El milagro de mi conversión a Jesucristo
Todavía me estremezco de emoción al recordar ese momento
Por Tere Guerrero
Creía estar en el camino correcto, pero no encontraba cómo probarlo.
Cuando era adolescente, uno de mis tíos se convirtió al cristianismo y cada que tenía una oportunidad, trataba de persuadirnos de hacer lo mismo.
Con el tiempo, mis hermanos se fueron convenciendo de su teología y uno a uno se fueron volviendo «aleluyas», lo que generó en mi corazón mucho enojo y rencor hacía mi tío y el cristianismo en general.
Sólo quedábamos mi mamá y yo invictas dentro de nuestra religión. Hicimos un pacto muy solemne: a ninguna de las dos nos iban a disuadir. Jamás aceptaríamos semejante disparate, el cristianismo estaba descartado en nuestras vidas. Acto seguido, nos sumergimos más y más en nuestro credo.
Mi hogar era ahora el lugar de estudio para mis hermanos y sus nuevos amigos evangélicos. Me caían mal, se veían tan felices y yo me sentía cada vez más enfadada e insatisfecha con la división que los evangélicos habían causado en nuestra familia.
Como vivíamos en un lugar pequeño, desde mi habitación podía escuchar lo que los cristianos estudiaban, así que buscaba en mi propia Biblia todos los versículos bíblicos que iban mencionando.
Tenía la certeza de que algún día iba a encontrar un error y felizmente se los echaría en cara a cada uno de esos necios. Siempre tan seguros de su salvación, ellos creían que al morir se iban a ir directo al cielo. «¡Cuánta presunción!», pensaba yo.
Estuve alrededor de un año leyendo de manera frenética la Biblia todas las noches, buscando la verdad, sin entender nada. Me sentía enojada e incómoda, porque estaba segura de estar en lo correcto, pero no encontraba cómo refutar lo que ellos, tan seguros y contentos, afirmaban acerca de Dios, de la salvación y de la Biblia.
Me metí de lleno a la iglesia, sirviendo por aquí y por allá tratando de hallar paz, pero cada día mi corazón sangraba más por la duda y la insatisfacción. Creía estar en el camino correcto, pero no encontraba cómo probarlo.
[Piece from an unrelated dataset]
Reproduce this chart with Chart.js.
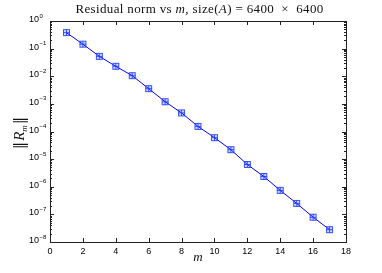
<!DOCTYPE html>
<html>
<head>
<meta charset="utf-8">
<script src="https://cdn.jsdelivr.net/npm/chart.js@4.4.0/dist/chart.umd.min.js"></script>
<style>
  html, body { margin: 0; padding: 0; background: #fff; }
  #wrap { width: 382px; height: 273px; }
</style>
</head>
<body>
<div id="wrap"><canvas id="chart"></canvas></div>
<script>
// values
const mValues = [1, 2, 3, 4, 5, 6, 7, 8, 9, 10, 11, 12, 13, 14, 15, 16, 17];
const residualNorms = [0.38, 0.145, 0.0525, 0.0229, 0.0105, 0.00355, 0.0012, 4.7e-4, 1.53e-4,
  6.0e-5, 2.2e-5, 6.4e-6, 2.35e-6, 7.4e-7, 2.5e-7, 7.9e-8, 2.8e-8];
const xTicks = [0, 2, 4, 6, 8, 10, 12, 14, 16, 18];
const yExponents = [-8, -7, -6, -5, -4, -3, -2, -1, 0];

const BLUE = '#0000ff';
const tickFont = '9px "Liberation Sans", Arial, sans-serif';
const supFont = '6px "Liberation Sans", Arial, sans-serif';
const serif = '"Liberation Serif", "Times New Roman", serif';

// square with a plus inside, like the matlab marker
function makeMarker() {
  const c = document.createElement('canvas');
  c.width = 9; c.height = 9;
  const g = c.getContext('2d');
  g.fillStyle = 'rgba(40,70,255,0.22)';
  g.fillRect(1, 1, 7, 7);
  g.strokeStyle = 'rgba(30,60,255,0.85)';
  g.lineWidth = 1;
  g.strokeRect(1.5, 1.5, 6, 6);
  g.beginPath();
  g.moveTo(4.5, 1.5); g.lineTo(4.5, 7.5);
  g.moveTo(1.5, 4.5); g.lineTo(7.5, 4.5);
  g.stroke();
  return c;
}

function drawRich(ctx, parts, x, y, spacing) {
  // parts: [text, font, dy]; x is the center
  ctx.letterSpacing = (spacing || 0) + 'px';
  let w = 0;
  parts.forEach(p => { ctx.font = p[1]; w += ctx.measureText(p[0]).width; });
  let cx = x - w / 2;
  ctx.textAlign = 'left';
  parts.forEach(p => {
    ctx.font = p[1];
    ctx.fillText(p[0], cx, y + (p[2] || 0));
    cx += ctx.measureText(p[0]).width;
  });
  ctx.letterSpacing = '0px';
}

const axesPlugin = {
  id: 'matlabAxes',
  afterDraw(chart) {
    const ctx = chart.ctx;
    const a = chart.chartArea;
    const xs = chart.scales.x, ys = chart.scales.y;
    ctx.save();
    ctx.strokeStyle = '#222';
    ctx.lineWidth = 1;
    ctx.strokeRect(Math.round(a.left) + 0.5, Math.round(a.top) + 0.5,
      Math.round(a.right - a.left), Math.round(a.bottom - a.top));

    ctx.beginPath();
    xTicks.forEach(v => {
      const px = Math.round(xs.getPixelForValue(v)) + 0.5;
      ctx.moveTo(px, a.bottom); ctx.lineTo(px, a.bottom - 4);
      ctx.moveTo(px, a.top); ctx.lineTo(px, a.top + 4);
    });
    yExponents.forEach(e => {
      const py = Math.round(ys.getPixelForValue(Math.pow(10, e))) + 0.5;
      ctx.moveTo(a.left, py); ctx.lineTo(a.left + 4, py);
      ctx.moveTo(a.right, py); ctx.lineTo(a.right - 4, py);
      if (e < 0) {
        for (let k = 2; k <= 9; k++) {
          const pm = Math.round(ys.getPixelForValue(k * Math.pow(10, e))) + 0.5;
          ctx.moveTo(a.left, pm); ctx.lineTo(a.left + 2, pm);
          ctx.moveTo(a.right, pm); ctx.lineTo(a.right - 2, pm);
        }
      }
    });
    ctx.stroke();

    ctx.fillStyle = '#000';
    ctx.textBaseline = 'alphabetic';
    ctx.font = tickFont;
    ctx.textAlign = 'center';
    xTicks.forEach(v => {
      ctx.fillText(String(v), xs.getPixelForValue(v), a.bottom + 12);
    });
    yExponents.forEach(e => {
      const py = ys.getPixelForValue(Math.pow(10, e));
      ctx.textAlign = 'left';
      ctx.font = tickFont;
      ctx.fillText('10', 29, py + 1);
      ctx.font = supFont;
      ctx.fillText(e === 0 ? '0' : '\u2212' + (-e), 39.5, py - 3.5);
    });

    // title
    ctx.fillStyle = '#111';
    const rf = '13px ' + serif, itf = 'italic 13px ' + serif;
    drawRich(ctx, [
      ['Residual norm vs ', rf], ['m', itf], [', size(', rf], ['A', itf],
      [') = 6400  \u00d7  6400', rf]
    ], 199.5, 12.5, 0.35);

    // x label
    drawRich(ctx, [['m', 'italic 13px ' + serif]], (a.left + a.right) / 2, 261);

    // y label
    ctx.save();
    ctx.translate(23.5, 133);
    ctx.rotate(-Math.PI / 2);
    const bar = '15px "DejaVu Serif", serif';
    drawRich(ctx, [['\u2016', bar], [' ', '4px ' + serif], ['R', 'italic 15px ' + serif],
      ['m', 'italic 9px ' + serif, 3], [' ', '4px ' + serif], ['\u2016', bar]], 0, 0);
    ctx.restore();
    ctx.restore();
  }
};

new Chart(document.getElementById('chart'), {
  type: 'line',
  data: {
    labels: mValues,
    datasets: [{
      data: mValues.map((m, i) => ({ x: m, y: residualNorms[i] })),
      borderColor: BLUE,
      borderWidth: 1,
      pointStyle: makeMarker(),
      pointRadius: 4,
      tension: 0,
      fill: false
    }]
  },
  options: {
    responsive: true,
    maintainAspectRatio: false,
    animation: false,
    events: [],
    layout: { padding: { top: 21, right: 36, bottom: 0, left: 0 } },
    plugins: { legend: { display: false }, tooltip: { enabled: false } },
    scales: {
      x: {
        type: 'linear', min: 0, max: 18,
        grid: { display: false }, border: { display: false },
        ticks: { display: false },
        afterFit(s) { s.height = 31; }
      },
      y: {
        type: 'logarithmic', min: 1e-8, max: 1,
        grid: { display: false }, border: { display: false },
        ticks: { display: false },
        afterFit(s) { s.width = 50; }
      }
    }
  },
  plugins: [axesPlugin]
});
</script>
</body>
</html>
Me sentía tan recta, santa y merecedora de la salvación, porque era una buena persona, no había cometido ningún pecado «grave» y ayudaba a los demás. Odiaba escuchar que la salvación no era por obras.
Un buen día, como de costumbre, llegaron los jóvenes que estudiaban la Biblia a mi casa. Abrí, pero al ver que eran ellos, les cerré la puerta en sus narices de manera muy grosera, solicitando que esperaran afuera para que mis hermanos los hicieran pasar. Acto seguido, me metí en mi trinchera, tomé mi Biblia, lista para seguir buscando el error en sus enseñanzas.
Al estudiar Romanos 3, sucedió el milagro más maravilloso de toda mi vida. Sentí que un velo se caía de mis ojos, de manera física y espiritual. Por primera vez entendí lo que leía. El pecado me tenía separada de Dios de manera irremediable y necesitaba un Salvador para tener vida eterna, necesitaba con desesperación a Jesucristo.
Mi corazón latía a mil por hora, la Biblia en ese momento me pareció absolutamente clara, entendible e irresistible. Lloraba sin control, salí de mi trinchera buscando a mis hermanos suplicando que me ayudaran a recibir a Cristo como mi Salvador. Mi corazón endurecido había tenido ese dulce encuentro con Dios.
Todos los presentes lloraron, alabaron a Dios, rieron y cantaron. No podían creer que la persona que momentos antes los había tratado tan cruelmente, ahora clamaba por perdón y salvación.
Todavía me estremezco de emoción al recordar ese momento. El 5 de mayo de 1990 le entregué mi vida a Jesucristo y jamás volveré atrás.